I was playing around with a scrap of illustration board today. It was a sample piece I'd received when I was trying to decide if I wanted large pieces of it or not. The texture, especially in portraits, that can be achieved in different paper supports is quite interesting.
I have used mostly Bristol smooth for portraits and sometimes Stonehenge paper, both of which I like a lot for graphite portraiture, each for their own individuality. I am using a 22 x 30 illustration board for a current drawing and liked mostly how its slightly rough texture worked for me. Its quite a forgiving support and takes erasure quite well which I was surprised by. I somehow felt that it would be more fragile.

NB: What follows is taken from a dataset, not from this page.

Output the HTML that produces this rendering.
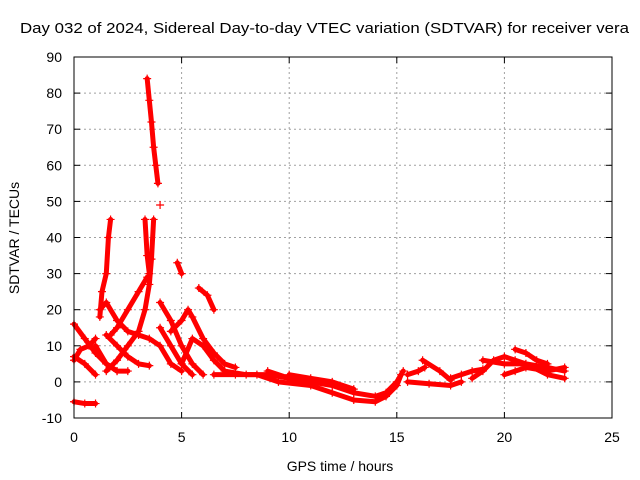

So I played with this little doodle on the fragment of illustration board that was my original sample, using the circulism technique and it does work well for skin texture on this. I think I'll be buying more illustration board in the future.
5 comments:
Interesting; I'll have to try that sometime.
I've never tried it. Does it dent if you press hard with the pencil?
It has got a nice texture to it Dave. New supports are always worth experimenting with.
I don't press very hard Jeanne, so I can't really say. But it does seem pretty resiliant.
It's really difficult to get illustration board over here - even in graphic stores.
I hadn't used it before except for the sample here but am now working my larger drawing with it and quite like it. It really is quite sturdy and forgiving.